No. Individual users don’t need a license to buy, hold, or sell crypto for personal reasons. The law targets service providers - exchanges, custodians, payment processors - not end users. But you must use a licensed platform. Buying from an unlicensed peer-to-peer seller or offshore site puts you outside the law’s protection.

What happens if I use an unlicensed crypto platform?

You won’t face criminal charges, but you’re on your own if something goes wrong. If the platform gets hacked, freezes your funds, or disappears, PVARA can’t help you. There’s no legal recourse. You also risk violating future regulations if the authority expands enforcement. Using licensed services is the only way to ensure your assets are protected under Pakistani law.

How does PVARA affect remittances from overseas workers?

It opens a major new channel. PVARA allows licensed VASPs to offer blockchain-based remittance services that are faster and cheaper than traditional wire transfers. With fees potentially under 1% (vs. 5-10% via banks), this could save Pakistani families billions annually. The State Bank is already working with PVARA to integrate these services into the national financial infrastructure.

Is crypto mining allowed in Pakistan?

Mining isn’t explicitly banned, but it’s not regulated either. PVARA’s mandate covers service providers, not miners. However, large-scale mining operations that use significant electricity or connect to licensed exchanges may be subject to scrutiny under energy and financial regulations. Individual miners using personal equipment aren’t targeted - but commercial mining without proper permits could face future restrictions.

Are Shariah-compliant crypto products allowed?

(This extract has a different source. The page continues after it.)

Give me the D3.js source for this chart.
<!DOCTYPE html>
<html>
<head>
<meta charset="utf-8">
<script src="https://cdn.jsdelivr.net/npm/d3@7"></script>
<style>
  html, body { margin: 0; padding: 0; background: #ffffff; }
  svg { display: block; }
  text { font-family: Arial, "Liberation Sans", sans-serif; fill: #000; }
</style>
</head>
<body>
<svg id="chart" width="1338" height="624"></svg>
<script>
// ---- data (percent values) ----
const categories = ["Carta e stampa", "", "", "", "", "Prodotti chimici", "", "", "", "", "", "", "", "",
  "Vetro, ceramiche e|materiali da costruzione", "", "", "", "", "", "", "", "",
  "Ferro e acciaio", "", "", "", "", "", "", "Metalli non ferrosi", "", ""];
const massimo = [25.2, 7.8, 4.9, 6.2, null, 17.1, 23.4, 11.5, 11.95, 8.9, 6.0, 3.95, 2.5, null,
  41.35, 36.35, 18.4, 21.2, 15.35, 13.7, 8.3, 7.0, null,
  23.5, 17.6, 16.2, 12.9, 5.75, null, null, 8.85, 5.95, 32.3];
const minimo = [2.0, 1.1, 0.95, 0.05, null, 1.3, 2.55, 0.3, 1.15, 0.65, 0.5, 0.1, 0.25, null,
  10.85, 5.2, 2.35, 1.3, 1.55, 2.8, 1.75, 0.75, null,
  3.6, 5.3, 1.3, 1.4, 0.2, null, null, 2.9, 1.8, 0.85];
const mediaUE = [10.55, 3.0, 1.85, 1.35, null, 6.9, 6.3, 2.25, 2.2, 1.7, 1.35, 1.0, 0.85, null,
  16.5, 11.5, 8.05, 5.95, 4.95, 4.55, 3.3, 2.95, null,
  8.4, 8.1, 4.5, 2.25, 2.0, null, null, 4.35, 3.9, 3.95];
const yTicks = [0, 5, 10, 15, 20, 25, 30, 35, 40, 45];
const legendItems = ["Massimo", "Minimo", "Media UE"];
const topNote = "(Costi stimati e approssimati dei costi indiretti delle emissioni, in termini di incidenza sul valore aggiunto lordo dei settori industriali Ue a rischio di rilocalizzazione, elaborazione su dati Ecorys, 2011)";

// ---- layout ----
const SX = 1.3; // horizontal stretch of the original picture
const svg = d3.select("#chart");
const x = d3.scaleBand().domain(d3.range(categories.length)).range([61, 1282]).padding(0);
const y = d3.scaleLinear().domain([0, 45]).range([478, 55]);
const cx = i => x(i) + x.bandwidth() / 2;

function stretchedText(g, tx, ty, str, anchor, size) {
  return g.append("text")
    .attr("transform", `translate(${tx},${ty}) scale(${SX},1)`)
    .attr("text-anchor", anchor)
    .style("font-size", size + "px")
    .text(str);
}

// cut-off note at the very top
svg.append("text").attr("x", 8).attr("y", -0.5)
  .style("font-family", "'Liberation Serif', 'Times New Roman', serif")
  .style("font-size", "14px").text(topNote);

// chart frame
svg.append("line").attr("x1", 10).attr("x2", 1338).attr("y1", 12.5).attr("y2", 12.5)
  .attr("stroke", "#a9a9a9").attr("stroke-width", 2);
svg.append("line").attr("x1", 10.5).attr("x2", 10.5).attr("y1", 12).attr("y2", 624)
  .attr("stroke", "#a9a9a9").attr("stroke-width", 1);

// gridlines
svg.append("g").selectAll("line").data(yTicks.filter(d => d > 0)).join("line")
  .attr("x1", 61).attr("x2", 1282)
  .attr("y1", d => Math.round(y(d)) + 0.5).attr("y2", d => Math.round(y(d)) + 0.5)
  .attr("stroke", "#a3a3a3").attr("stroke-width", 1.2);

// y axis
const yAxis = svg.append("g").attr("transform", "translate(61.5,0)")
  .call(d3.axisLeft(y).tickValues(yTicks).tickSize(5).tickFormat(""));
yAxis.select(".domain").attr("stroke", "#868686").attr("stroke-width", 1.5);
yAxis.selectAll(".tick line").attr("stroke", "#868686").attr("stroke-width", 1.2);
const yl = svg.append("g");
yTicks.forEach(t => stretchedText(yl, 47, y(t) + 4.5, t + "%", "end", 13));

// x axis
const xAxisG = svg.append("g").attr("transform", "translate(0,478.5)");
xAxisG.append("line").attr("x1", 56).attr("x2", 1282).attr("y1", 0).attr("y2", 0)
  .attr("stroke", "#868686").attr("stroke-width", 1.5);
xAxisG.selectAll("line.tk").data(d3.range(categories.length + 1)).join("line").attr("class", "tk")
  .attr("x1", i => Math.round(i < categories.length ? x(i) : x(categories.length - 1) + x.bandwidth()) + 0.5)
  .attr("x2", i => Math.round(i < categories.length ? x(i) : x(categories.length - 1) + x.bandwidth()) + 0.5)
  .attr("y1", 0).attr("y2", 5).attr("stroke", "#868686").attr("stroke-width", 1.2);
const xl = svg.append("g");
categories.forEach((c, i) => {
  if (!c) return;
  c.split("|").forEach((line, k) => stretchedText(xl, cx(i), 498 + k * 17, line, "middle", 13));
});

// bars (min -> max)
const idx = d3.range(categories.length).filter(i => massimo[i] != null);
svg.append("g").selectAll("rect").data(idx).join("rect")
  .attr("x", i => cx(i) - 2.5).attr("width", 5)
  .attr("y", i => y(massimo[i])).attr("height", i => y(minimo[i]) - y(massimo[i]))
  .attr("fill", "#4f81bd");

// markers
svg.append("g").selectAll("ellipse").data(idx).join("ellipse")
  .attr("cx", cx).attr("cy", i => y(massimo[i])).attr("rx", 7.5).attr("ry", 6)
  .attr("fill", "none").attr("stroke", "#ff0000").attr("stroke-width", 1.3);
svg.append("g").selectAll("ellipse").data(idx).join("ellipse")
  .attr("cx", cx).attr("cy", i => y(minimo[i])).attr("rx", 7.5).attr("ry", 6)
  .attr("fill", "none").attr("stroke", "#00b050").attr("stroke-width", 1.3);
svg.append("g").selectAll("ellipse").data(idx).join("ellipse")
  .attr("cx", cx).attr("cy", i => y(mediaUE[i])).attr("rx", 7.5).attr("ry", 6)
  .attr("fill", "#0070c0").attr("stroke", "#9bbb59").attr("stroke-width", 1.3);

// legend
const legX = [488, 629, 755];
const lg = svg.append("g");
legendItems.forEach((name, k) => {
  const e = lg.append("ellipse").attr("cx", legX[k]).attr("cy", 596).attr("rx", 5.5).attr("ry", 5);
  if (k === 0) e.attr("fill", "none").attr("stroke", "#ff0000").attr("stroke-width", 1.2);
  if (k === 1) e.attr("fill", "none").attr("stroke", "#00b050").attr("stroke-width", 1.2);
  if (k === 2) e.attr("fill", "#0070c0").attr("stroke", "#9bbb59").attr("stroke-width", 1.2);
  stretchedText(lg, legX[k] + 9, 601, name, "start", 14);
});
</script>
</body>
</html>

Yes. PVARA has created regulatory sandboxes specifically for Islamic fintech innovations. This includes halal staking, asset-backed tokens tied to real estate or commodities, and non-interest-bearing crypto savings products. Developers can test these models under supervision before full launch. The goal is to make crypto accessible to Pakistan’s large Muslim population without violating religious principles.

How is PVARA different from India’s crypto rules?

India taxes crypto heavily but doesn’t have a dedicated regulator. Pakistan went further: it created a full authority with licensing power, enforcement tools, and consumer protection mandates. India treats crypto like a taxable asset. Pakistan treats it like a financial service - with rules, oversight, and a path to legitimacy. Pakistan’s model is closer to the UAE or Singapore than to India’s tax-first approach.